# TASK TO CARRY OUT
Print the listing from its top line through the line containing "ax = fig.add_axes([121", nothing more, and leave out the pictures.

# DATASET EXTRACT
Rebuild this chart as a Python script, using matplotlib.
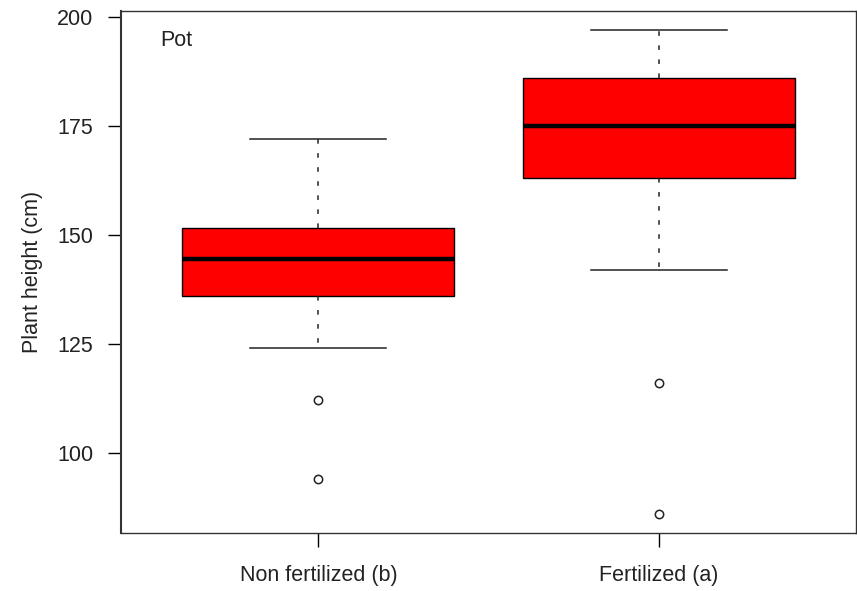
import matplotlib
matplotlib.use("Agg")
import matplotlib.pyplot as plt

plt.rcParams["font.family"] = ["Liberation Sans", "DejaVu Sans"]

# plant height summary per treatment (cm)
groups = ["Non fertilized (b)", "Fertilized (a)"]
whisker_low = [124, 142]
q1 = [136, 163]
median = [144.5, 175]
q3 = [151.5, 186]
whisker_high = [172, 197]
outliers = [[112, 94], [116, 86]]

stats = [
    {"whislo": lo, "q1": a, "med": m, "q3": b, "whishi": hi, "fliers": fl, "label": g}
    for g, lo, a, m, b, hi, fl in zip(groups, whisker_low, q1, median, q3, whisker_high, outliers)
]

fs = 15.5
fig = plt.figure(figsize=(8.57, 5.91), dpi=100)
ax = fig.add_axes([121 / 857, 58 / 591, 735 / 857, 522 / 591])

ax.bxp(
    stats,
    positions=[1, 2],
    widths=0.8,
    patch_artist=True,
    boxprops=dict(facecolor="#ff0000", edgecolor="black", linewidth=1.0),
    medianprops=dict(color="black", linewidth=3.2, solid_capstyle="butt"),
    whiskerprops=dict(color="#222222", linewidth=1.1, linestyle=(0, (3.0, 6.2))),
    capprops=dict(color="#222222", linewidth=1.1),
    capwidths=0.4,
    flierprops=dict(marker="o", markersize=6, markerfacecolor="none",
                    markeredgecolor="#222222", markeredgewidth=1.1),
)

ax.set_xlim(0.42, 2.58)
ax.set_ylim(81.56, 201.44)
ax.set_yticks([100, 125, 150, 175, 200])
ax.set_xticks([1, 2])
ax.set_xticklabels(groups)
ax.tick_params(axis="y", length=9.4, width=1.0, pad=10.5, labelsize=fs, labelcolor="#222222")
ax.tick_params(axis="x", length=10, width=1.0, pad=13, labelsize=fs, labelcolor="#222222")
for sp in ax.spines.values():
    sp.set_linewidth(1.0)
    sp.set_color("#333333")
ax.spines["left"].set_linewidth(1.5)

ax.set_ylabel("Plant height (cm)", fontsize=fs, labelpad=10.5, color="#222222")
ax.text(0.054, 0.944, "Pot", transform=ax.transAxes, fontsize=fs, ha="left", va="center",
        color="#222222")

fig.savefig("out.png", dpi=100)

# ANSWER TO THE PROBLEM
Rebuild this chart as a Python script, using matplotlib.
import matplotlib
matplotlib.use("Agg")
import matplotlib.pyplot as plt

plt.rcParams["font.family"] = ["Liberation Sans", "DejaVu Sans"]

# plant height summary per treatment (cm)
groups = ["Non fertilized (b)", "Fertilized (a)"]
whisker_low = [124, 142]
q1 = [136, 163]
median = [144.5, 175]
q3 = [151.5, 186]
whisker_high = [172, 197]
outliers = [[112, 94], [116, 86]]

stats = [
    {"whislo": lo, "q1": a, "med": m, "q3": b, "whishi": hi, "fliers": fl, "label": g}
    for g, lo, a, m, b, hi, fl in zip(groups, whisker_low, q1, median, q3, whisker_high, outliers)
]

fs = 15.5
fig = plt.figure(figsize=(8.57, 5.91), dpi=100)
ax = fig.add_axes([121 / 857, 58 / 591, 735 / 857, 522 / 591])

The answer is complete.